How long do tracking system motors typically last?

Tracker motors and slew drives are typically rated for 15–20 years of operation, but real-world replacement intervals depend heavily on use cycles, environmental exposure, and maintenance quality. Many tracker installations see motor replacements at 8–12 years, controller replacements at 10–15 years, and various sensor and electronic component replacements throughout the system life. These replacements aren’t catastrophic, but they’re predictable costs that fixed tilt systems don’t incur.

What’s the difference between single-axis and dual-axis tracking?

Single-axis trackers rotate around one axis, usually north-south, so panels follow the sun’s daily east-west path. They typically add 15–25% yield over fixed tilt. Dual-axis trackers rotate around two axes, so panels also follow the seasonal north-south movement of the sun. They add another 5–10% yield over single-axis (so 25–35% over fixed tilt), but cost dramatically more and have more components that can fail. Single-axis is the dominant choice in European utility-scale projects, with over 85% market share of the German tracker market versus 5–8% for dual-axis.

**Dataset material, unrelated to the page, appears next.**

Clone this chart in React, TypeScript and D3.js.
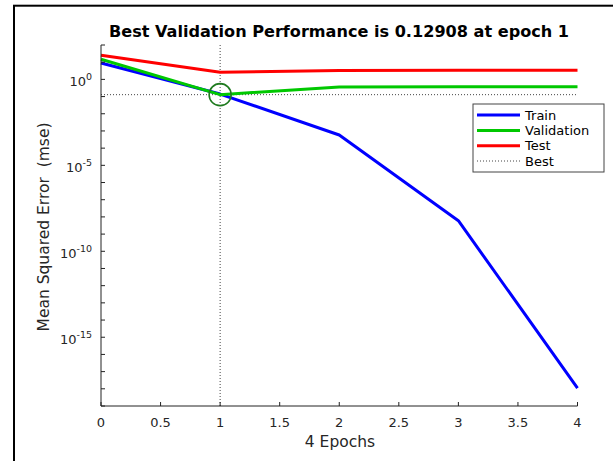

Does Nova offer a tracking system?

No. The Nova Ground Mount System is a fixed-tilt design with adjustable angles from 5° to 60°. We focus on fixed tilt because it’s the right answer for the vast majority of European ground mount projects, particularly at residential and commercial scale, and because our “less is more” product philosophy is built around reliability, fast installation, and minimal failure points. For utility-scale projects in high-irradiance markets where single-axis tracking is genuinely the right choice, we recommend working with a specialist tracker manufacturer.